# REQUIREMENTS
Retype, please, the listing from its opening line through the line that contains "const yTitleSub = '0';", both included, without the pictures.

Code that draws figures
◇ ◇ ◇ ◇
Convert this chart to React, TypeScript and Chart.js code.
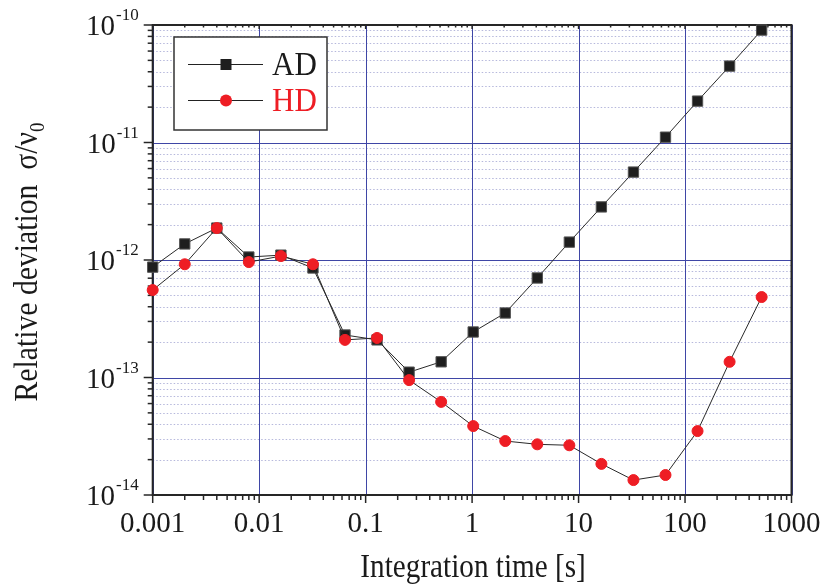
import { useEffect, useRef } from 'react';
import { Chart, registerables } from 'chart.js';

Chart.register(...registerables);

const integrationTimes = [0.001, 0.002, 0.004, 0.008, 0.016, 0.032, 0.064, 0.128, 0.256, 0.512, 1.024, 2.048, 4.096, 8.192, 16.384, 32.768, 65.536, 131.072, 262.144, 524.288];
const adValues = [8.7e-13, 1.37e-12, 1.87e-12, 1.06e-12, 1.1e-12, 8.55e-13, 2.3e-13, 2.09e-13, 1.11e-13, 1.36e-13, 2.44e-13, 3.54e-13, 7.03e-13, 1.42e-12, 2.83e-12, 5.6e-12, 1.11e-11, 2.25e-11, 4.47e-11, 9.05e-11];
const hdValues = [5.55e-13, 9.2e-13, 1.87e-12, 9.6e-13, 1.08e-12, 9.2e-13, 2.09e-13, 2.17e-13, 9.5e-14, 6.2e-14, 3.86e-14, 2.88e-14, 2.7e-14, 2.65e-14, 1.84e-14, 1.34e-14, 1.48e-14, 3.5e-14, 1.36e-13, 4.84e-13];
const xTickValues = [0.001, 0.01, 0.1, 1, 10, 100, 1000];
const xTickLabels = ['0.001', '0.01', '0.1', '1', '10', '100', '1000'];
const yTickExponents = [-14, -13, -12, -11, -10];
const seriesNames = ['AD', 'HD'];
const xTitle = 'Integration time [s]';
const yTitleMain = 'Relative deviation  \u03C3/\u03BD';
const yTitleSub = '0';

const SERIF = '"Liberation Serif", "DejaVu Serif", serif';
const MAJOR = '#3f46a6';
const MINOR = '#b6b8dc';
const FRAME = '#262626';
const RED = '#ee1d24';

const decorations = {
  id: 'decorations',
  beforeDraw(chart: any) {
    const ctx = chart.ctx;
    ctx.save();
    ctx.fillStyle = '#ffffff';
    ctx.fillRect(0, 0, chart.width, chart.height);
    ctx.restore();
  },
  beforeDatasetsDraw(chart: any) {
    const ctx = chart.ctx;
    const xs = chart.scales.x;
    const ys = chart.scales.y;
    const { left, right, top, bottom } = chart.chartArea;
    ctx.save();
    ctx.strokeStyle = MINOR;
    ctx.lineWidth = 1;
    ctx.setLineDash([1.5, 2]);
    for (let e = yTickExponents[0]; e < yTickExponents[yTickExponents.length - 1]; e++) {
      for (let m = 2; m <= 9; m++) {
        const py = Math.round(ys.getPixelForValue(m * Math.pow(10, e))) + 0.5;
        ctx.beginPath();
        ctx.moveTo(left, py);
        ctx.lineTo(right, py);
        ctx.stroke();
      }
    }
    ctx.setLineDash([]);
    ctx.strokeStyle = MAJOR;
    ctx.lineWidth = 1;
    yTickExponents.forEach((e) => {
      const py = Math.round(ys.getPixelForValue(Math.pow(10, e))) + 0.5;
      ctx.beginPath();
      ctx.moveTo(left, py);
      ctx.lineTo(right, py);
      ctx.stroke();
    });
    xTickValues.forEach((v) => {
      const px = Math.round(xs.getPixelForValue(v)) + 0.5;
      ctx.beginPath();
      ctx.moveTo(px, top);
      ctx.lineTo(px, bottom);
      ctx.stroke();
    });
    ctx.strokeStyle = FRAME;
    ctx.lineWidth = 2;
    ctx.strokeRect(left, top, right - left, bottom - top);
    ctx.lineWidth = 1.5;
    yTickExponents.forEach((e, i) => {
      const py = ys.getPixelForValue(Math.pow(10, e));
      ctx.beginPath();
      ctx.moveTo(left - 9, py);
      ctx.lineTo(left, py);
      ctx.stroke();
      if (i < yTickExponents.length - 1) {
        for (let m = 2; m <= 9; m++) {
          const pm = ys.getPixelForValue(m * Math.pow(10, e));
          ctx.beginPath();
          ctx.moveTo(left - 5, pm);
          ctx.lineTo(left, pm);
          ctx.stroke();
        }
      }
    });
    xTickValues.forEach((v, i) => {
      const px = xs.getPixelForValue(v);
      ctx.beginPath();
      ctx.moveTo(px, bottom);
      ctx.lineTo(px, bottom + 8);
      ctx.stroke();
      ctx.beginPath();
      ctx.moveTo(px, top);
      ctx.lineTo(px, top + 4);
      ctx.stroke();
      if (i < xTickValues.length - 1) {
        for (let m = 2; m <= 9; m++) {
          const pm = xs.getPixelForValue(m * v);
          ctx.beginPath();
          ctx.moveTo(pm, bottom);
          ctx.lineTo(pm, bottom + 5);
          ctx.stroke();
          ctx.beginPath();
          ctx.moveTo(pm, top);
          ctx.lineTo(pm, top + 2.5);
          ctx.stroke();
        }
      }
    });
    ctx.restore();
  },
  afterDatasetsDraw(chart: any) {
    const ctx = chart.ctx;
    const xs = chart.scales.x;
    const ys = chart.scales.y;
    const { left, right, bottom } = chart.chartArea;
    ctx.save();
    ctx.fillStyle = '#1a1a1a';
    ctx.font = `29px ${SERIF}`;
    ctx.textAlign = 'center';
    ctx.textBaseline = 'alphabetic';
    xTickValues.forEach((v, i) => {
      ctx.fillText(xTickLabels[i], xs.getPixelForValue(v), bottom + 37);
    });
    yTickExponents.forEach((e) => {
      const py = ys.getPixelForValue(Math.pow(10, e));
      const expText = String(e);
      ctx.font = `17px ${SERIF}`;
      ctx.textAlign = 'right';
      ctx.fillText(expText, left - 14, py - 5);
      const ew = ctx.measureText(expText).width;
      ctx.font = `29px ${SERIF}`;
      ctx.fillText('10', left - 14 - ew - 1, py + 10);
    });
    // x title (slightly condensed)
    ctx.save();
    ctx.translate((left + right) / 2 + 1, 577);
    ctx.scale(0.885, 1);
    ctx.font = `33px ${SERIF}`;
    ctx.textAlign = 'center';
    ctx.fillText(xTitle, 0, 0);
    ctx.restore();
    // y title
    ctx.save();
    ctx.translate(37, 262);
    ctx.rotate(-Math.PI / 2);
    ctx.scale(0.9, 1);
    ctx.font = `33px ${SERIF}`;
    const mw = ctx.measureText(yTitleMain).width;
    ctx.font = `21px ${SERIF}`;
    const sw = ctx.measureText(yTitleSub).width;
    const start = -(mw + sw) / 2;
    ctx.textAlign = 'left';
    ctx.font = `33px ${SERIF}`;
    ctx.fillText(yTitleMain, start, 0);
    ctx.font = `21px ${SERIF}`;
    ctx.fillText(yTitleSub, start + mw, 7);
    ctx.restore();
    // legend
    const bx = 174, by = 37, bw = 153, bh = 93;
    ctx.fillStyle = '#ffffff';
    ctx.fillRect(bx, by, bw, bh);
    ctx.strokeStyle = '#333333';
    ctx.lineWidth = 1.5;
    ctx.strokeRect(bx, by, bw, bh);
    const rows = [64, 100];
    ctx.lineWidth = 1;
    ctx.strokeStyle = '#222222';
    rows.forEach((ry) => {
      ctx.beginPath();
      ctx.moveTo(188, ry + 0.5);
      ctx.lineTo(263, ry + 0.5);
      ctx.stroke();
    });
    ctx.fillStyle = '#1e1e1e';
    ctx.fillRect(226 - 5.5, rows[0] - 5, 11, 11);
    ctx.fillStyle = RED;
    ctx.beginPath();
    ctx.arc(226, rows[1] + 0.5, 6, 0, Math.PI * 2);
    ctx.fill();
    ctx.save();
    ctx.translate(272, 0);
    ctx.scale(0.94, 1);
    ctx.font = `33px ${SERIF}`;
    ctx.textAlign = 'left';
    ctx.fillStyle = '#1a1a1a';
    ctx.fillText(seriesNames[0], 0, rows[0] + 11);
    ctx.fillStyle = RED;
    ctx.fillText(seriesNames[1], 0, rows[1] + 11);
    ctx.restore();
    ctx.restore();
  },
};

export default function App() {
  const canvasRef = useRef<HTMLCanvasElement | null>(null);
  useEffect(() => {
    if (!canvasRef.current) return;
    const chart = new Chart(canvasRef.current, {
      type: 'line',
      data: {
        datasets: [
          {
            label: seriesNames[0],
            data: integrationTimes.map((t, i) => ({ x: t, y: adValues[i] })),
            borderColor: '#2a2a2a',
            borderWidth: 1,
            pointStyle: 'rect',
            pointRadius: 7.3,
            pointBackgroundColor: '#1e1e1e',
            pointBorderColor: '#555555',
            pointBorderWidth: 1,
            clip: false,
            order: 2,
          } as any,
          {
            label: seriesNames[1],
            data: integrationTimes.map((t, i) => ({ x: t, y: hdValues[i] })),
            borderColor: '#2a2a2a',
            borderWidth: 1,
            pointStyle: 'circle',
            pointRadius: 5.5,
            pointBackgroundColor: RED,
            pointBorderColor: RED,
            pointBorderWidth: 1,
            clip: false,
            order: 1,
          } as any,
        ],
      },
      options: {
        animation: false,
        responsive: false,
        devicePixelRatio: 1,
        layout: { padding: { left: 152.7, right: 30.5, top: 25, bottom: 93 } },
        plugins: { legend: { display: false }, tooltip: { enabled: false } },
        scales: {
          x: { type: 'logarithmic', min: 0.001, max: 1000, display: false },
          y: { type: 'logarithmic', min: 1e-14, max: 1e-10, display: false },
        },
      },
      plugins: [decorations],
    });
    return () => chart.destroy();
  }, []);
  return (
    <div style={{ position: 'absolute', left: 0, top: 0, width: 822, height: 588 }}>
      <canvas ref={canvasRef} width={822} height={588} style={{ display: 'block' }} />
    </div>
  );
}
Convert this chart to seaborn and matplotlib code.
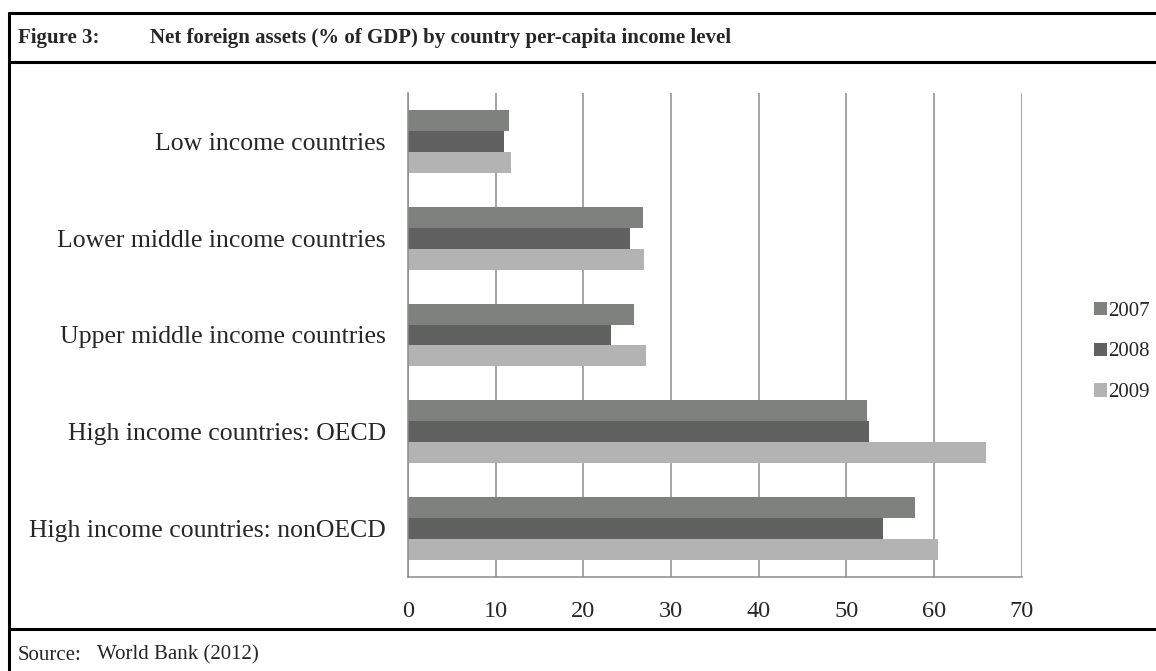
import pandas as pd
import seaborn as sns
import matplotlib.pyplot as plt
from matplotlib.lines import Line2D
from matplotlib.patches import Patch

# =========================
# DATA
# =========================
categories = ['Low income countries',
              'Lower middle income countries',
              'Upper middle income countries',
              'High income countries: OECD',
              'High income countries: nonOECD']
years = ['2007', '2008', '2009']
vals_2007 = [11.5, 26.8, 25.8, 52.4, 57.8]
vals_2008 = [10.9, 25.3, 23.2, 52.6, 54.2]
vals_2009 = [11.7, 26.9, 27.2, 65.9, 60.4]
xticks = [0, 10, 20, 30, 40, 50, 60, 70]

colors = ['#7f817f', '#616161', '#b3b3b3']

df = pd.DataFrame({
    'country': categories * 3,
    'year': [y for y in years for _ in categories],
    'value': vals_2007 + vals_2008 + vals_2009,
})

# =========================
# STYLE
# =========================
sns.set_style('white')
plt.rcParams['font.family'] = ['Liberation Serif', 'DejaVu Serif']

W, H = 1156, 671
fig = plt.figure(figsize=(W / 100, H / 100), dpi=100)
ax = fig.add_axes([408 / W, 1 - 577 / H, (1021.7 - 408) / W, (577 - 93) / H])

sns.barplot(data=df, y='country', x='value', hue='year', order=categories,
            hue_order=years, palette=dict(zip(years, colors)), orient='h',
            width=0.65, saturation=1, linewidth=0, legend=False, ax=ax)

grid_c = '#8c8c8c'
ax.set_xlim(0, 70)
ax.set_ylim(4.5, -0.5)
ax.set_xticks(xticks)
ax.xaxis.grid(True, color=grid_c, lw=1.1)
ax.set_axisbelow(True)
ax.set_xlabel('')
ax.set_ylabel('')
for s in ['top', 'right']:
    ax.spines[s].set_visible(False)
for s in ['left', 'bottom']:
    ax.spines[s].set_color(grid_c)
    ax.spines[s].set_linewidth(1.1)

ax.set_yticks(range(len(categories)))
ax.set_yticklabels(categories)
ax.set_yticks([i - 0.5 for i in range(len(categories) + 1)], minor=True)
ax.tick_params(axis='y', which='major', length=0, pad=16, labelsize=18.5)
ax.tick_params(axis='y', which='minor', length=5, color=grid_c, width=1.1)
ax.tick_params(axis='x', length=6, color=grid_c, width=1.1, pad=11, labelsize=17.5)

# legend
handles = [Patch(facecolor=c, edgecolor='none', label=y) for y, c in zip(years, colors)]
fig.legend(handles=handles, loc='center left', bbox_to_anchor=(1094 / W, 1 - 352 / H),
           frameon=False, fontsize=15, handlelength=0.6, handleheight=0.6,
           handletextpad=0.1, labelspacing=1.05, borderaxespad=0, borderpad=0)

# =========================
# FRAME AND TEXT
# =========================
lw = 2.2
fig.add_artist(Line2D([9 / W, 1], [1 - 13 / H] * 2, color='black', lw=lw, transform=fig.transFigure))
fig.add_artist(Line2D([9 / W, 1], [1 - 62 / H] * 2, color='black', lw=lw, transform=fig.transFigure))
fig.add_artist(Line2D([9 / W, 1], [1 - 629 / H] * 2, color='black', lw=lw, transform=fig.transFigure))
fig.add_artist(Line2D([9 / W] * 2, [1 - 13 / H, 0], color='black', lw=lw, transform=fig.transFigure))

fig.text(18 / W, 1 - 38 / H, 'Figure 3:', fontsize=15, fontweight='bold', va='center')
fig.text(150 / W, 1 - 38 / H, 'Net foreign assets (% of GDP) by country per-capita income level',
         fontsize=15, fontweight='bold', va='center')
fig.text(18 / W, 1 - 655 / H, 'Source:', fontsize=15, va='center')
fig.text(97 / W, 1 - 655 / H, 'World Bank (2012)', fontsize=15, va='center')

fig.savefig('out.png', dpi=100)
◇ ◇ ◇ ◇
# SOLUTION TO THE PROBLEM
Convert this chart to React, TypeScript and Chart.js code.
import { useEffect, useRef } from 'react';
import { Chart, registerables } from 'chart.js';

Chart.register(...registerables);

const integrationTimes = [0.001, 0.002, 0.004, 0.008, 0.016, 0.032, 0.064, 0.128, 0.256, 0.512, 1.024, 2.048, 4.096, 8.192, 16.384, 32.768, 65.536, 131.072, 262.144, 524.288];
const adValues = [8.7e-13, 1.37e-12, 1.87e-12, 1.06e-12, 1.1e-12, 8.55e-13, 2.3e-13, 2.09e-13, 1.11e-13, 1.36e-13, 2.44e-13, 3.54e-13, 7.03e-13, 1.42e-12, 2.83e-12, 5.6e-12, 1.11e-11, 2.25e-11, 4.47e-11, 9.05e-11];
const hdValues = [5.55e-13, 9.2e-13, 1.87e-12, 9.6e-13, 1.08e-12, 9.2e-13, 2.09e-13, 2.17e-13, 9.5e-14, 6.2e-14, 3.86e-14, 2.88e-14, 2.7e-14, 2.65e-14, 1.84e-14, 1.34e-14, 1.48e-14, 3.5e-14, 1.36e-13, 4.84e-13];
const xTickValues = [0.001, 0.01, 0.1, 1, 10, 100, 1000];
const xTickLabels = ['0.001', '0.01', '0.1', '1', '10', '100', '1000'];
const yTickExponents = [-14, -13, -12, -11, -10];
const seriesNames = ['AD', 'HD'];
const xTitle = 'Integration time [s]';
const yTitleMain = 'Relative deviation  \u03C3/\u03BD';
const yTitleSub = '0';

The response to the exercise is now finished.